←back to thread

75 points dm03514 | 1 comments | | HN request time: 0.264s | source

Hello Everyone! We built SQLFlow as a lightweight stream processing engine.

We leverage DuckDB as the stream processing engine, which gives SQLFlow the ability to process 10's of thousands of messages a second using ~250MiB of memory!

DuckDB also supports a rich ecosystem of sinks and connectors!

https://sql-flow.com/docs/category/tutorials/

https://github.com/turbolytics/sql-flow

We were tired of running JVM's for simple stream processing, and also of bespoke one off stream processors

I would love your feedback, criticisms and/or experiences!

Thank you

Show context
pulkitsh1234 ◴[] No.46196866[source]
(not an expert in stream processing).. from the docs here https://sql-flow.com/docs/introduction/basics#output-sink it seems like this works on "batches" of data, how is this different from batch processing ? Where is the "stream" here ?
replies(1): >>46197175 #
1. dm03514 ◴[] No.46197175[source]
Ha Yes! A pipeline assumes a "batch" of data, which is backed by an ephemeral duckdb in memory table. The goal is to provide SQL table semantics and implement pipelines in a way where the batch size can be toggled without a change to the pipeline logic.
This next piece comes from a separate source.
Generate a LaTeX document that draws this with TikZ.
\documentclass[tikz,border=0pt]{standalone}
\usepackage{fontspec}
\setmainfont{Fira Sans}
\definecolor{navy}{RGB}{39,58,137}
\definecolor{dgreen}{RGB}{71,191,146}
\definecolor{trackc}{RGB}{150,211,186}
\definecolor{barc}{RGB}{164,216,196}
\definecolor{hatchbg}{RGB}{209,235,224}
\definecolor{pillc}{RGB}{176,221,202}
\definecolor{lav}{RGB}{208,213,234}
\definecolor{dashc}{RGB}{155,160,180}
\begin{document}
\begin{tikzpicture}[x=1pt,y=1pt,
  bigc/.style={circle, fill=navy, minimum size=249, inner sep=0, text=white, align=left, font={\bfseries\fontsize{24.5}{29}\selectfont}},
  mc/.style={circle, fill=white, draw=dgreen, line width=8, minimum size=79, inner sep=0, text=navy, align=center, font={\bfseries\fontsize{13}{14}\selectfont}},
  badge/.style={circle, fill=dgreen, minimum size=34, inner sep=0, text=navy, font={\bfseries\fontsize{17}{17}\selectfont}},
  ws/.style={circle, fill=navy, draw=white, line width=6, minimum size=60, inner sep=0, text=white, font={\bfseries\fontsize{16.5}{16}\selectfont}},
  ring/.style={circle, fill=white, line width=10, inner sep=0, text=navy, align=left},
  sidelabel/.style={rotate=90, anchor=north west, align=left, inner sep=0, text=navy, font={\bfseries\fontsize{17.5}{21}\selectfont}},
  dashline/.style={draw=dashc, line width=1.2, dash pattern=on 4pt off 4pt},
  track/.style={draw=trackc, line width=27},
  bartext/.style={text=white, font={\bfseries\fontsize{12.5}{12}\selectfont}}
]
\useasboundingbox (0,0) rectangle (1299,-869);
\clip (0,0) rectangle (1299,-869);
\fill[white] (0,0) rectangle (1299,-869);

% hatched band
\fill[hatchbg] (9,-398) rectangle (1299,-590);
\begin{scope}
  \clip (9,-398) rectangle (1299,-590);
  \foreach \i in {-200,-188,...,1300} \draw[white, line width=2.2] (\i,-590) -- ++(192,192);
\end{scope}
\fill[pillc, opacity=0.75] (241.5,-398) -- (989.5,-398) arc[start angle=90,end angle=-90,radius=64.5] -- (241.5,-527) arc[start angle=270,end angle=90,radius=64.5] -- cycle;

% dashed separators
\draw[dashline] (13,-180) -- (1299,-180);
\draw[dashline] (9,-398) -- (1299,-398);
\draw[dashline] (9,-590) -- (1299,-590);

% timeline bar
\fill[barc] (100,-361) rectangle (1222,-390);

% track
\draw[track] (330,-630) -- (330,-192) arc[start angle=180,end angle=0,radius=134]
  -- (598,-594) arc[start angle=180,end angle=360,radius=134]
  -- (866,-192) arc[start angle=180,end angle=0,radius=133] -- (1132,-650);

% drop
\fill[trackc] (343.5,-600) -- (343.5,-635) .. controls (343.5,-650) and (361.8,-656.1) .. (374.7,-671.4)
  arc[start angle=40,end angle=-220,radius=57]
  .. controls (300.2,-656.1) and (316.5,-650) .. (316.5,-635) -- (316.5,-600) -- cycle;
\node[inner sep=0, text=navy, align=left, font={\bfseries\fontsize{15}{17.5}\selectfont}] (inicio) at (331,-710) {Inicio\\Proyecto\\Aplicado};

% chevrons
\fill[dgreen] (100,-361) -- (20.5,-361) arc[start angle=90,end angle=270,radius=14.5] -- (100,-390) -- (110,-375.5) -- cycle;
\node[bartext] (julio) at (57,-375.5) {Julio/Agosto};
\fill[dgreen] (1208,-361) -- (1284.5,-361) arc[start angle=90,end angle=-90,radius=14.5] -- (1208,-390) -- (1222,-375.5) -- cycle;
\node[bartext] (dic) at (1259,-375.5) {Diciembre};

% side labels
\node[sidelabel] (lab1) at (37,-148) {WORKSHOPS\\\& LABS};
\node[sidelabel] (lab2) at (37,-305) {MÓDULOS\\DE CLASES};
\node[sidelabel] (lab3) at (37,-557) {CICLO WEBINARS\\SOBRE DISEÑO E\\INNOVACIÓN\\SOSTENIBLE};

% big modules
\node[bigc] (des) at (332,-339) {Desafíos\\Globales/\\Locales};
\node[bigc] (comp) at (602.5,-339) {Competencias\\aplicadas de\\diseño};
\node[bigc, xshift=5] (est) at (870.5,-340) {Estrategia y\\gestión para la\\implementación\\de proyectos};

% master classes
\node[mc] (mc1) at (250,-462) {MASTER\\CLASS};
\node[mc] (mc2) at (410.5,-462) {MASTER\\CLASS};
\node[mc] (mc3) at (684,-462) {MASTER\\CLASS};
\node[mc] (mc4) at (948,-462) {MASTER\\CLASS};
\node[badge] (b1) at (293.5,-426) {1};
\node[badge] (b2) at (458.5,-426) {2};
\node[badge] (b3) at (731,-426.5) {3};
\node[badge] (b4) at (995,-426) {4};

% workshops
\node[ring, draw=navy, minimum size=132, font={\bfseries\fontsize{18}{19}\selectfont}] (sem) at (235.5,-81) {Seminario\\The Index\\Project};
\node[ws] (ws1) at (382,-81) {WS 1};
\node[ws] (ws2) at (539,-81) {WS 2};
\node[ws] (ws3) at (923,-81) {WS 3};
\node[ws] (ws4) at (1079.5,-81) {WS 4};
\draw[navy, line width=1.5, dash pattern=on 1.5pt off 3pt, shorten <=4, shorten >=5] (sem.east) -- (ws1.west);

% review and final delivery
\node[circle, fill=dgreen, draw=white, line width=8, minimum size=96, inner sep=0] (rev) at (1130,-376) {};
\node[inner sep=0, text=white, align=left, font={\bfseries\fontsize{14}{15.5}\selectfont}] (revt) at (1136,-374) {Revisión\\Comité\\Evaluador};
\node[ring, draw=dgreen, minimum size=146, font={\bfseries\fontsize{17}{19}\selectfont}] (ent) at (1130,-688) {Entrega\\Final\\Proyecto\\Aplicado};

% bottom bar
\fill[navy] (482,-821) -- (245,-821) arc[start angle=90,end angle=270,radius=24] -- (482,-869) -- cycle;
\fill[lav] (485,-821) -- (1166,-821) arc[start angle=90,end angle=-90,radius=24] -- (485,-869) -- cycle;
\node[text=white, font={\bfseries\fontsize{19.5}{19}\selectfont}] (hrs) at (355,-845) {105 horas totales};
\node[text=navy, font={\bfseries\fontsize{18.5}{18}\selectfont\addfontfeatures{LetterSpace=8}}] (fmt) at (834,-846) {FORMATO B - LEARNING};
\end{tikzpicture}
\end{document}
The stream is achieved by the continuous flow of data from Kafka.

SQLFlow exposes a variable for batch size. Setting the batch size to 1 will make it so SQLFlow reads a kafka message, applies the processor SQL logic and then ensures it successfully commits the SQL results to the sink, one after another.

SQLFlow provides at least once delivery guarantees. It will only commit the source message once it successfully writes to the pipeline output (sink).

https://sql-flow.com/docs/operations/handling-errors

The batch table is just a convention which allows for seamless batch size configuration. If your throughput is low, or if you require message by message processing, SQLFlow can be toggled to a batch of 1. If you need higher throughput and can tolerate the latency, then the batch can be toggled higher.